Other people liked this movie. I like what Tony D’Ambra says: “DP John Alton’s visual poetry offsets zero characterisation.” TRUE FACTS.
After viewing The Maltese Falcon recently I got caught up on Karina Longworth’s wonderful podcast and lo there was an episode called “Bogey Before Bacall.” Great insights if you don’t know much about the man himself, as I did not.
You were close on the fondant… just got to keep stiring approximately until your arm falls off. A bowl might work better. It goes from jizz to awesome basically between one stir and the next.
Thank you V’s Herbie! I consulted with the Joy of Cooking and they didn’t say that either.

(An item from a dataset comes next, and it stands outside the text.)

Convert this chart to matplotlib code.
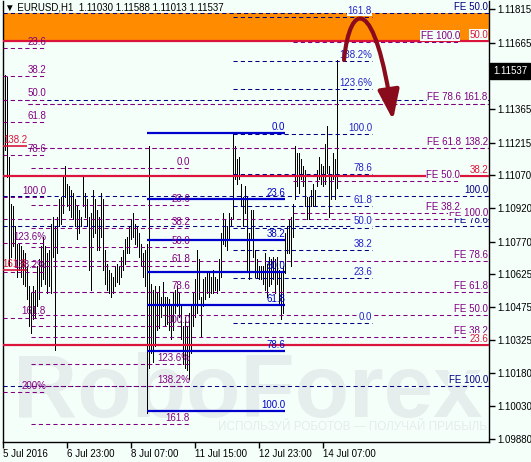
import matplotlib.pyplot as plt
from matplotlib.path import Path
from matplotlib.patches import FancyArrowPatch

plt.rcParams["font.family"] = ["Liberation Sans", "DejaVu Sans"]

##############################
### 1. Dati (EURUSD, H1)   ###
##############################

# massimi / minimi delle barre orarie, dalla barra 0 = 5 Jul 15:00
highs = [1.1160, 1.1152, 1.1151, 1.1115, 1.1094, 1.1093, 1.1084, 1.1076, 1.1076, 1.1075,
         1.1073, 1.1072, 1.1066, 1.1057, 1.1054, 1.1057, 1.1055, 1.1066, 1.1069, 1.1075,
         1.1079, 1.1075, 1.1072, 1.1073, 1.1085, 1.1088, 1.1084, 1.1088, 1.1096, 1.1097,
         1.1106, 1.1111, 1.1103, 1.1102, 1.1100, 1.1099, 1.1096, 1.1093, 1.1091, 1.1088,
         1.1106, 1.1099, 1.1096, 1.1088, 1.1090, 1.1100, 1.1096, 1.1091, 1.1088, 1.1099,
         1.1096, 1.1073, 1.1067, 1.1064, 1.1063, 1.1061, 1.1066, 1.1067, 1.1066, 1.1070,
         1.1073, 1.1078, 1.1079, 1.1084, 1.1087, 1.1090, 1.1085, 1.1084, 1.1081, 1.1076,
         1.1072, 1.1073, 1.1076, 1.1120, 1.1058, 1.1055, 1.1057, 1.1054, 1.1057, 1.1052,
         1.1059, 1.1052, 1.1052, 1.1051, 1.1048, 1.1054, 1.1055, 1.1057, 1.1054, 1.1048,
         1.1039, 1.1043, 1.1039, 1.1045, 1.1048, 1.1054, 1.1060, 1.1073, 1.1069, 1.1052,
         1.1060, 1.1061, 1.1063, 1.1063, 1.1061, 1.1064, 1.1061, 1.1060, 1.1069, 1.1081,
         1.1090, 1.1087, 1.1084, 1.1090, 1.1088, 1.1126, 1.1120, 1.1114, 1.1115, 1.1103,
         1.1097, 1.1102, 1.1097, 1.1081, 1.1091, 1.1091, 1.1073, 1.1069, 1.1066, 1.1066,
         1.1066, 1.1072, 1.1067, 1.1070, 1.1069, 1.1070, 1.1069, 1.1070, 1.1064, 1.1063,
         1.1066, 1.1081, 1.1084, 1.1087, 1.1088, 1.1094, 1.1120, 1.1117, 1.1117, 1.1114,
         1.1111, 1.1109, 1.1097, 1.1097, 1.1100, 1.1103, 1.1100, 1.1109, 1.1115, 1.1112,
         1.1111, 1.1121, 1.1129, 1.1111, 1.1106, 1.1117, 1.1114, 1.11588]
lows = [1.1129, 1.1118, 1.1106, 1.1066, 1.1070, 1.1075, 1.1066, 1.1061, 1.1064, 1.1061,
        1.1058, 1.1057, 1.1051, 1.1039, 1.1036, 1.1042, 1.1043, 1.1048, 1.1051, 1.1057,
        1.1060, 1.1058, 1.1054, 1.1057, 1.1054, 1.1070, 1.1028, 1.1072, 1.1084, 1.1085,
        1.1090, 1.1097, 1.1093, 1.1091, 1.1088, 1.1087, 1.1084, 1.1078, 1.1081, 1.1084,
        1.1093, 1.1088, 1.1084, 1.1064, 1.1055, 1.1079, 1.1081, 1.1073, 1.1073, 1.1079,
        1.1064, 1.1058, 1.1055, 1.1054, 1.1052, 1.1054, 1.1057, 1.1059, 1.1058, 1.1061,
        1.1064, 1.1067, 1.1072, 1.1072, 1.1078, 1.1079, 1.1076, 1.1075, 1.1070, 1.1066,
        1.1061, 1.1057, 1.1000, 1.1020, 1.1027, 1.1023, 1.1030, 1.1037, 1.1038, 1.1043,
        1.1048, 1.1039, 1.1040, 1.1037, 1.1033, 1.1037, 1.1045, 1.1048, 1.1043, 1.1033,
        1.1022, 1.1020, 1.1019, 1.1015, 1.1027, 1.1039, 1.1043, 1.1045, 1.1051, 1.1034,
        1.1048, 1.1051, 1.1054, 1.1052, 1.1054, 1.1054, 1.1055, 1.1054, 1.1055, 1.1061,
        1.1076, 1.1075, 1.1073, 1.1078, 1.1084, 1.1087, 1.1105, 1.1103, 1.1105, 1.1093,
        1.1084, 1.1090, 1.1064, 1.1060, 1.1078, 1.1070, 1.1061, 1.1061, 1.1060, 1.1060,
        1.1058, 1.1055, 1.1052, 1.1057, 1.1058, 1.1060, 1.1054, 1.1058, 1.1049, 1.1042,
        1.1045, 1.1063, 1.1072, 1.1072, 1.1066, 1.1079, 1.1096, 1.1102, 1.1099, 1.1105,
        1.1102, 1.1093, 1.1087, 1.1087, 1.1093, 1.1093, 1.1093, 1.1102, 1.1105, 1.1103,
        1.1102, 1.1103, 1.1108, 1.1088, 1.1096, 1.1105, 1.1096, 1.11013]
ohlc_ultima = [1.11030, 1.11588, 1.11013, 1.11537]

date_idx = [0, 32, 64, 96, 128, 160]
date_labels = ["5 Jul 2016", "6 Jul 23:00", "8 Jul 07:00", "11 Jul 15:00", "12 Jul 23:00", "14 Jul 07:00"]
price_ticks = [1.11815, 1.11665, 1.11515, 1.11365, 1.11215, 1.11070, 1.10920,
               1.10770, 1.10625, 1.10475, 1.10325, 1.10180, 1.10030, 1.09880]

# Fibonacci blu (linee piene)
fibo_blu = [1.11258, 1.10962, 1.10777, 1.10633, 1.10485, 1.10278, 1.10007]
fibo_blu_lab = ["0.0", "23.6", "38.2", "50.0", "61.8", "78.6", "100.0"]

# Fibonacci blu tratteggiato (destra)
fibo_n1 = [1.11781, 1.11583, 1.11457, 1.11254, 1.11074, 1.10930, 1.10833, 1.10732, 1.10606, 1.10404]
fibo_n1_lab = ["161.8", "138.2%", "123.6%", "100.0", "78.6", "61.8", "50.0", "38.2", "23.6", "0.0"]

# Fibonacci viola (centro)
fibo_p2 = [1.11101, 1.10933, 1.10829, 1.10746, 1.10662, 1.10543, 1.10390, 1.10219, 1.10120, 1.09949]
fibo_p2_lab = ["0.0", "23.6", "38.2", "50.0", "61.8", "78.6", "100.0", "123.6%", "138.2%", "161.8"]

# Fibonacci viola (sinistra)
fibo_p1 = [1.11641, 1.11513, 1.11409, 1.11306, 1.11160, 1.10971, 1.10764, 1.10635, 1.10428, 1.10093]
fibo_p1_lab = ["23.6", "38.2", "50.0", "61.8", "78.6", "100.0", "123.6%", "138.2%", "161.8", "200%"]

# Fibonacci rosso
rosso_sx = [1.11200, 1.10642]
rosso_sx_lab = ["138.2", "161.8"]
rosso = [1.11672, 1.11065, 1.10304]
rosso_lab = ["50.0", "38.2", "23.6"]

# espansioni FE
fe_navy = [1.11800, 1.11407, 1.10975, 1.10840, 1.10120]
fe_navy_lab = ["FE 50.0", "", "100.0", "FE 78.6", "FE 100.0"]
fe_alto = [1.11668, 1.11043, 1.10899]
fe_alto_lab = ["FE 100.0", "FE 50.0", "FE 38.2"]
fe_lungo = [1.11391, 1.11191]
fe_lungo_lab = ["FE 78.6", "FE 61.8"]
fe_lungo_lab2 = ["161.8", "138.2"]
fe_basso = [1.10872, 1.10683, 1.10543, 1.10440, 1.10341]
fe_basso_lab = ["FE 100.0", "FE 78.6", "FE 61.8", "FE 50.0", "FE 38.2"]

zona_arancio = (1.11677, 1.11800)

##########################
### 2. Figura e assi   ###
##########################

SFONDO = "#f5fffa"
BLU = "#0000cd"
NAVY = "#000080"
BLU_T = "#2424c8"
VIOLA = "#800080"
ROSSO = "#dc143c"
TRATTO = (0, (4, 3))

fig = plt.figure(figsize=(5.31, 4.62), dpi=100, facecolor=SFONDO)
ax = fig.add_axes([3 / 531, 20 / 462, 486 / 531, 441 / 462], facecolor=SFONDO)
ax.set_xlim(0, 243)
ax.set_ylim(1.098678, 1.118523)

# watermark
ax.text(0.503, 0.057, "RoboForex", transform=ax.transAxes, ha="center", va="baseline",
        fontsize=64, fontweight="bold", color="#e6eded", zorder=0.5)
ax.text(0.996, 0.034, "ИСПОЛЬЗУЙ РОБОТОВ — ПОЛУЧАЙ ПРИБЫЛЬ", transform=ax.transAxes,
        ha="right", va="center", fontsize=8.5, color="#e4ecec", zorder=0.5)

ax.axhspan(zona_arancio[0], zona_arancio[1], color="#ff8c00", lw=0, zorder=1)

# barre
ax.vlines(range(len(highs)), lows, highs, color="black", lw=0.5, antialiased=False, zorder=2)


def livelli(prezzi, etichette, x0, x1, colore, col_testo, stile=TRATTO, lw=0.75, xt=None, box=None):
    ax.hlines(prezzi, x0, x1, colors=colore, linestyles=stile, lw=lw, zorder=3)
    if xt is None:
        xt = x1
    for p, et in zip(prezzi, etichette):
        if et == "":
            continue
        bb = None
        if box is not None:
            bb = dict(boxstyle="square,pad=0.05", fc=box, ec="none")
        ax.annotate(et, xy=(xt, p), xytext=(0, 0.8), textcoords="offset points",
                    ha="right", va="bottom", fontsize=7, color=col_testo, zorder=5, bbox=bb)


livelli(fe_navy, fe_navy_lab, 0, 243, NAVY, NAVY, xt=242.5, box=SFONDO)
livelli(fe_lungo, fe_lungo_lab, 12.5, 243, VIOLA, VIOLA, xt=229, box=SFONDO)
livelli(fe_lungo, fe_lungo_lab2, 12.5, 243, VIOLA, VIOLA, xt=242.5, box=SFONDO)
livelli(fe_basso[:1], fe_basso_lab[:1], 0, 243, VIOLA, VIOLA, xt=242.5, box=SFONDO)
livelli(fe_basso[1:], fe_basso_lab[1:], 14, 243, VIOLA, VIOLA, xt=242.5, box=SFONDO)
livelli(fibo_p1, fibo_p1_lab, 0, 21.5, VIOLA, VIOLA)
livelli(fibo_p2, fibo_p2_lab, 14, 93.5, VIOLA, VIOLA)
livelli(fibo_n1, fibo_n1_lab, 115, 184.5, NAVY, BLU_T, box=SFONDO)
livelli(rosso, [""] * 3, 0, 243, ROSSO, ROSSO, stile="-", lw=1.6)
livelli(rosso_sx, rosso_sx_lab, 0, 12, ROSSO, ROSSO, stile="-", lw=1.2)
livelli(fe_alto, fe_alto_lab, 145, 228.5, VIOLA, VIOLA, box=SFONDO)
livelli(rosso, rosso_lab, 243, 243, ROSSO, ROSSO, xt=242.5, box=SFONDO)
livelli(fibo_blu, fibo_blu_lab, 72, 141, BLU, BLU, stile="-", lw=1.6)

# freccia
verts = [(170.5, 1.11587), (173.5, 1.11857), (186, 1.11880), (195, 1.11317)]
freccia = FancyArrowPatch(path=Path(verts, [Path.MOVETO, Path.CURVE4, Path.CURVE4, Path.CURVE4]),
                          arrowstyle="-|>,head_length=1.8,head_width=0.65", mutation_scale=10,
                          lw=3, color="#8a0c1c", zorder=6, clip_on=False)
ax.add_patch(freccia)

##########################
### 3. Assi e testi    ###
##########################

for s in ["left", "bottom", "right"]:
    ax.spines[s].set_color("black")
    ax.spines[s].set_linewidth(1)
ax.spines["top"].set_visible(False)

ax.set_xticks(date_idx)
ax.set_xticklabels(date_labels, ha="left")
ax.tick_params(axis="x", length=4, width=1, pad=1, labelsize=7, colors="black")
ax.yaxis.tick_right()
ax.set_yticks(price_ticks)
ax.set_yticklabels([f"{p:.5f}" for p in price_ticks])
ax.tick_params(axis="y", length=4, width=1, pad=2, labelsize=7, colors="black")

ax.annotate(f"{ohlc_ultima[3]:.5f}", xy=(1, ohlc_ultima[3]), xycoords=("axes fraction", "data"),
            xytext=(3, 0), textcoords="offset points", ha="left", va="center", fontsize=7,
            color="white", bbox=dict(boxstyle="square,pad=0.3", fc="black", ec="black"),
            annotation_clip=False, zorder=10)

titolo = "▼ EURUSD,H1  " + " ".join(f"{v:.5f}" for v in ohlc_ultima)
fig.text(5 / 531, 1 - 7 / 462, titolo, ha="left", va="center", fontsize=7, color="black")

plt.savefig("out.png", dpi=100, facecolor=SFONDO)
plt.close()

I thought maybe I had “overworked” it somehow and it had just fallen apart like a broken sauce. I see it sounds a little more like whipping egg whites. People like you should be writing cookbooks. “Stir until your arm falls off.”
Oh I should also say a bowl is a good idea. The recipe said to work it in a wetted pan of some sort–I was under the impression a jelly roll. I don’t think my whisks could hack it so I was using my flipper with slots.